Grande parte de tal crescimento deve-se a ganhos de produtividade, resultantes de inovações tecnológicas adaptadas às variadas situações de solo e clima do Brasil. Centenas de milhares de tecnologias foram produzidas, desenvolvidas e testadas nos 44 centros de pesquisa da Embrapa.

A Embrapa foi criada em 1973, focada em duas únicas metas: reduzir o preço dos alimentos no mercado nacional e tornar competitivas as exportações de produtos agropecuários. Cumpriu ambos os objetivos e foi muito além, criando uma base tecnológica ajustada à realidade e com viabilidade econômica. Mas, hoje, infelizmente, a estatal vive uma deplorável decadência, fruto de desorientação administrativa e estratégica.

Durante os governos petistas, a Embrapa perdeu relevância e protagonismo, em função de numerosos erros de seus dirigentes. Passou a contribuir cada vez menos para a competitividade da agropecuária, respondendo apenas marginalmente pelos resultados alcançados. A maior parte dos mais de R$ 3 bilhões anuais que custa ao Tesouro Nacional é gasta em atividades-meio. A oferta de tecnologia agora vem de empresas privadas. A estatal passou do claro sucesso experimentado em seus primeiros 20 anos para uma situação paulatina de dificuldades, nos últimos 25 anos.
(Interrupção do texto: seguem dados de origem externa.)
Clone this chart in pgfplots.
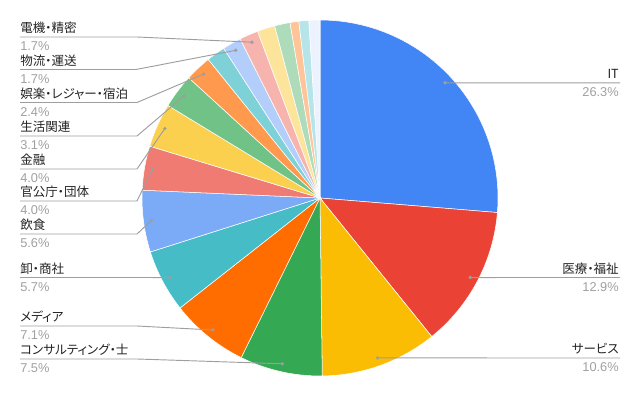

O descolamento da realidade do campo teve início na gestão 1995-2000. Então diretor, o atual presidente, Maurício Lopes, implantou seis “macroprogramas”, aos quais todos os projetos de pesquisa foram submetidos, de modo compulsório. A mudança se mostrou distante dos problemas reais e a pesquisa aplicada gradativamente deu lugar à produção acadêmica de papers, com temas dispersos. Em meio a outras deficiências de visão – como o abandono dos Laboratórios da Embrapa no Exterior (Labex) – instalou-se um regime interno de direção central, facilitado pelo clima de temor e inquietação. Acabaram-se as discussões democráticas, abertas e francas, como seria da natureza de organizações dedicadas à ciência e às práticas científicas, sobretudo as de caráter público.
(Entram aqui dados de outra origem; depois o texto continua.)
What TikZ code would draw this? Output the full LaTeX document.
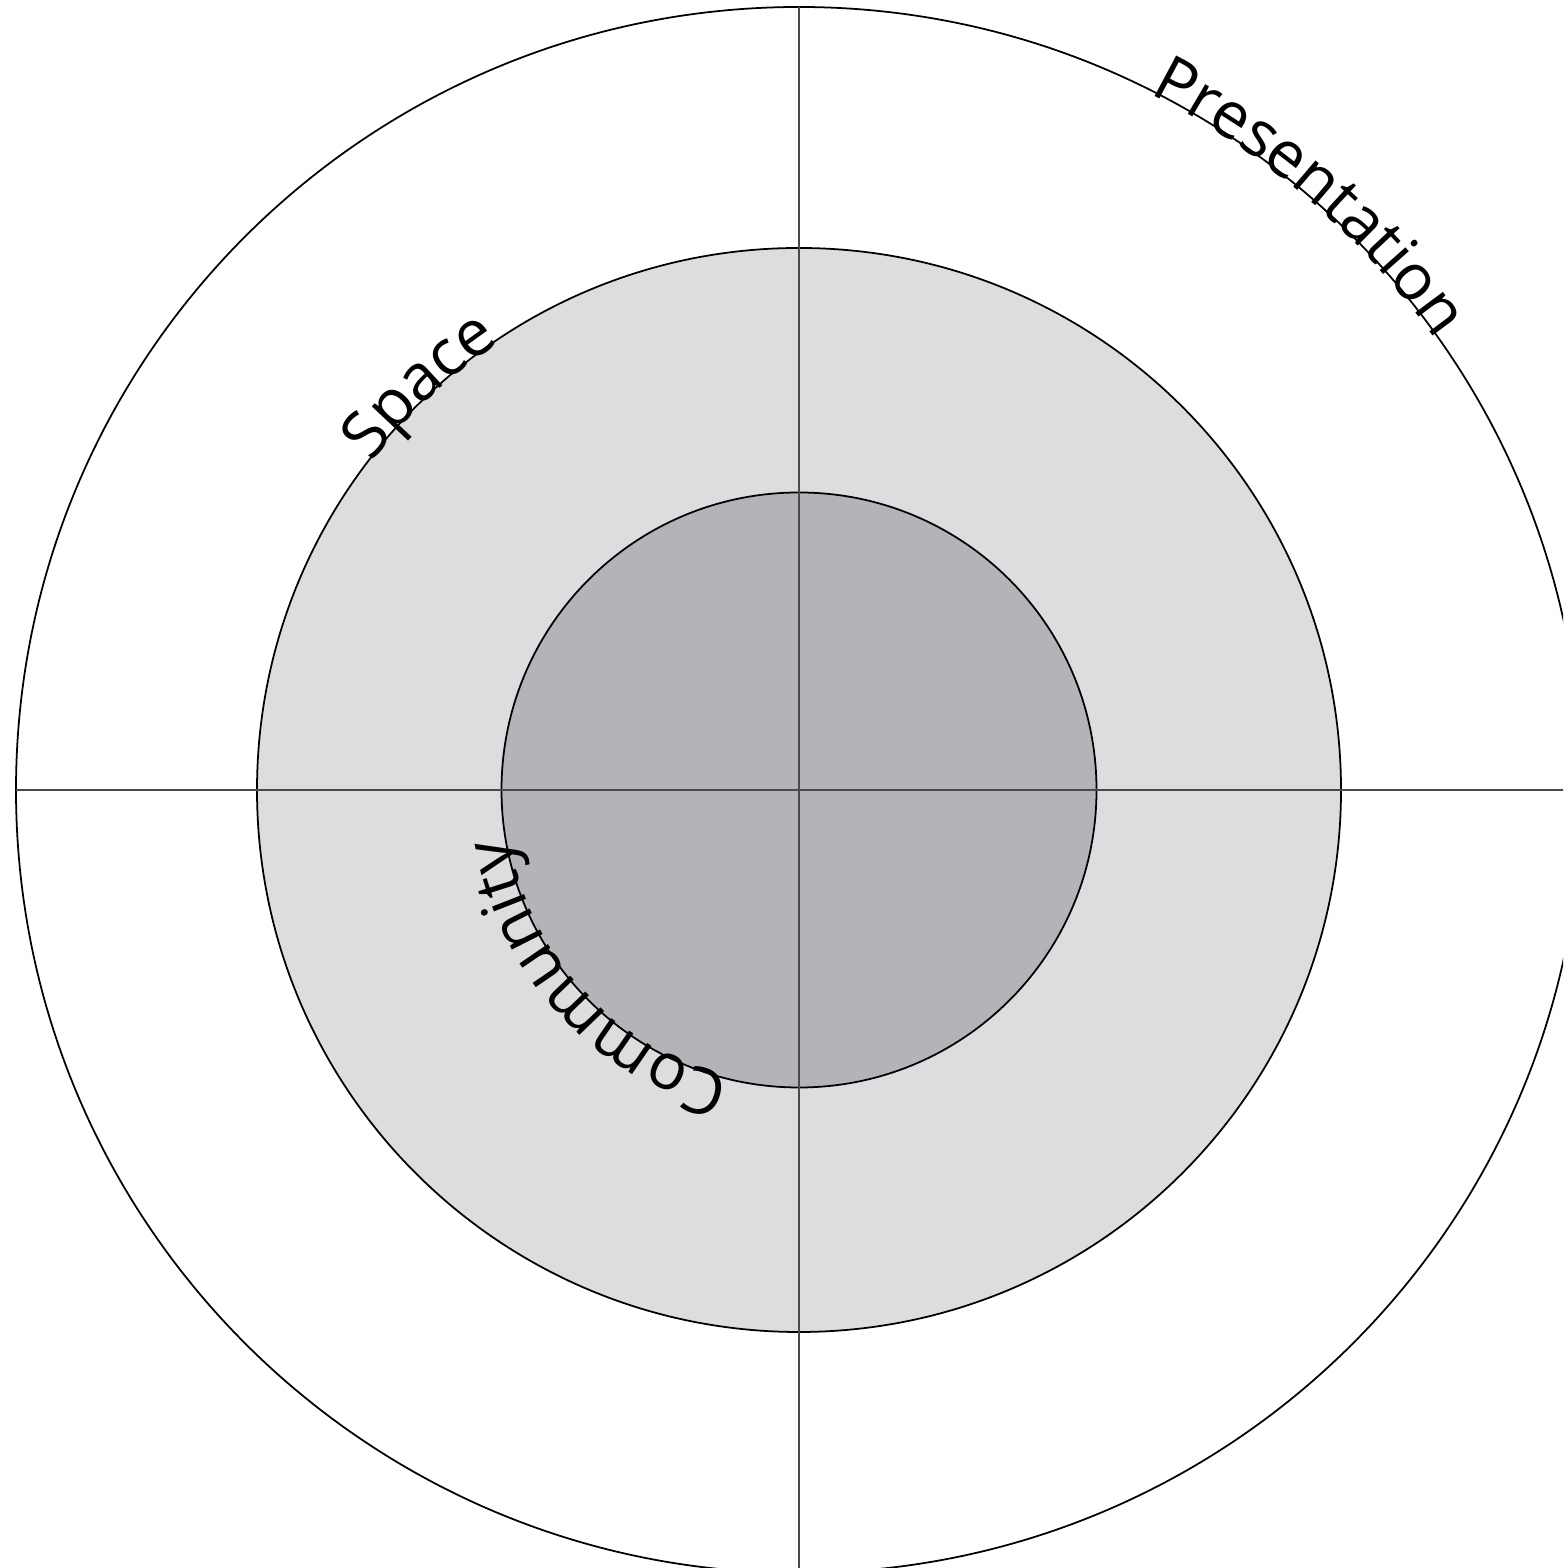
\documentclass[tikz,border=0pt]{standalone}
\usepackage{fontspec}
\setmainfont{Open Sans}
\usetikzlibrary{decorations.text}
\definecolor{ringlight}{HTML}{DCDDDF}
\definecolor{ringdark}{HTML}{B3B4B7}
\definecolor{axisgray}{HTML}{4A4A4A}
\newcommand\lblfont{\fontsize{18.3pt}{21pt}\selectfont}
\begin{document}
\begin{tikzpicture}[x=1cm,y=1cm,
  ringline/.style={draw=black, line width=0.5pt},
  axisline/.style={draw=axisgray, line width=0.7pt},
  arclabel/.style={decorate, decoration={text along path, text align=left, raise=-1pt, text={#1}}}]
\useasboundingbox (0,0) rectangle (15.63,15.68);
\coordinate (c) at (7.99,7.78);
\begin{scope}
\clip (0,0) rectangle (15.63,15.68);
\path[ringline, fill=white] (c) circle[radius=7.83];
\path[ringline, fill=ringlight] (c) circle[radius=5.42];
\path[ringline, fill=ringdark] (c) circle[radius=2.975];
\coordinate (ntop) at ([yshift=7.83cm]c);
\coordinate (nbot) at ([yshift=-7.83cm]c);
\coordinate (nleft) at ([xshift=-7.83cm]c);
\coordinate (nright) at ([xshift=7.83cm]c);
\draw[axisline] (ntop) -- (nbot);
\draw[axisline] (nleft) -- (nright);
\end{scope}
\path[arclabel={|\lblfont|Presentation}] ([shift={(63.3:7.83)}]c) arc[start angle=63.3, end angle=25, radius=7.83];
\path[arclabel={|\lblfont|Space}] ([shift={(142.5:5.42)}]c) arc[start angle=142.5, end angle=105, radius=5.42];
\path[arclabel={|\lblfont|Community}] ([shift={(-103.5:2.975)}]c) arc[start angle=-103.5, end angle=-185, radius=2.975];
\end{tikzpicture}
\end{document}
No início do ano, a imagem da Embrapa sofreu enorme desgaste perante o mundo rural e a sociedade. O presidente, Maurício Lopes, demitiu sumariamente um renomado pesquisador por um artigo crítico, escrito para este jornal (Por Favor, Embrapa: acorde!, O Estado de S. Paulo, 15/1/2018). O gesto suscitou centenas de reações contrárias e foi criticado publicamente por associações, instituições e personalidades, antigos presidentes da Embrapa, secretários de Agricultura, lideranças do agronegócio e acadêmicos. O pesquisador só retornou à Embrapa após decisão da Justiça do Trabalho.

O ministro Blairo Maggi, nessa ocasião, externou claramente a necessidade de mudanças na Embrapa, para reaproximá-la do setor produtivo. Ainda assim, já no final de seu mandato, o presidente da estatal promove mudanças internas, sem debater com os dirigentes dos 44 centros de pesquisa e sem ouvir opiniões externas, seja de associações do agronegócio ou parceiros do setor produtivo.
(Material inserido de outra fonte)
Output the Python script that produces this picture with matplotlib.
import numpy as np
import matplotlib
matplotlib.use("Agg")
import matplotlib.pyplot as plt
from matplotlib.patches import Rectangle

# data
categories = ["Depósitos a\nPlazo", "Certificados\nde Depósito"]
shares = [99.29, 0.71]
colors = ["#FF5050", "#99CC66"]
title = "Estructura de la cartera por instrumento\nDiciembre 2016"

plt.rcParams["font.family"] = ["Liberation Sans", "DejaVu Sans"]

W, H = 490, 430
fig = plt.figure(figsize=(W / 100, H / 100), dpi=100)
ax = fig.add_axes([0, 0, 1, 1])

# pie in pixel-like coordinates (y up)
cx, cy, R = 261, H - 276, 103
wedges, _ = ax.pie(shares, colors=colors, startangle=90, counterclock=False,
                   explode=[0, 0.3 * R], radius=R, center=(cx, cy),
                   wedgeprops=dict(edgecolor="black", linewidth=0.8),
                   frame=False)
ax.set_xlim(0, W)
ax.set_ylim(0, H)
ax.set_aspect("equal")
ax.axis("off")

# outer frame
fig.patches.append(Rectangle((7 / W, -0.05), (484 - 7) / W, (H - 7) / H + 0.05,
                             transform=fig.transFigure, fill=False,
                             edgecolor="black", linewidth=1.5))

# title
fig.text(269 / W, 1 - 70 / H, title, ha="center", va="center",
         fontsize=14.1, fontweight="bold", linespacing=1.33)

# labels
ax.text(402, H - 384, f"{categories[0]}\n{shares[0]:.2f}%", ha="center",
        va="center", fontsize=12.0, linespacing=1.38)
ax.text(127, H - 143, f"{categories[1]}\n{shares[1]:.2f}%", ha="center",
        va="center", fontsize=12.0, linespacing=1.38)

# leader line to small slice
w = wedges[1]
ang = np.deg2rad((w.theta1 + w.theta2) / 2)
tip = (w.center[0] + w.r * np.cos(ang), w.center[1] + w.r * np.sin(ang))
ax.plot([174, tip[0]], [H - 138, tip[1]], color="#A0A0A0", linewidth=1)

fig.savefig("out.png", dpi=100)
Pesquisadores e analistas são o maior patrimônio da organização, mas não há recursos para novos projetos de pesquisa. A insegurança e a apatia tomam conta dos outrora centros de excelência. Isso precisa mudar. A Embrapa deve voltar a ser um centro de excelência, produtor de pesquisas aplicadas e tecnologia de ponta. Sua direção será renovada em breve. Com a renovação, espera-se que retome seu relevante papel na construção do futuro do agronegócio.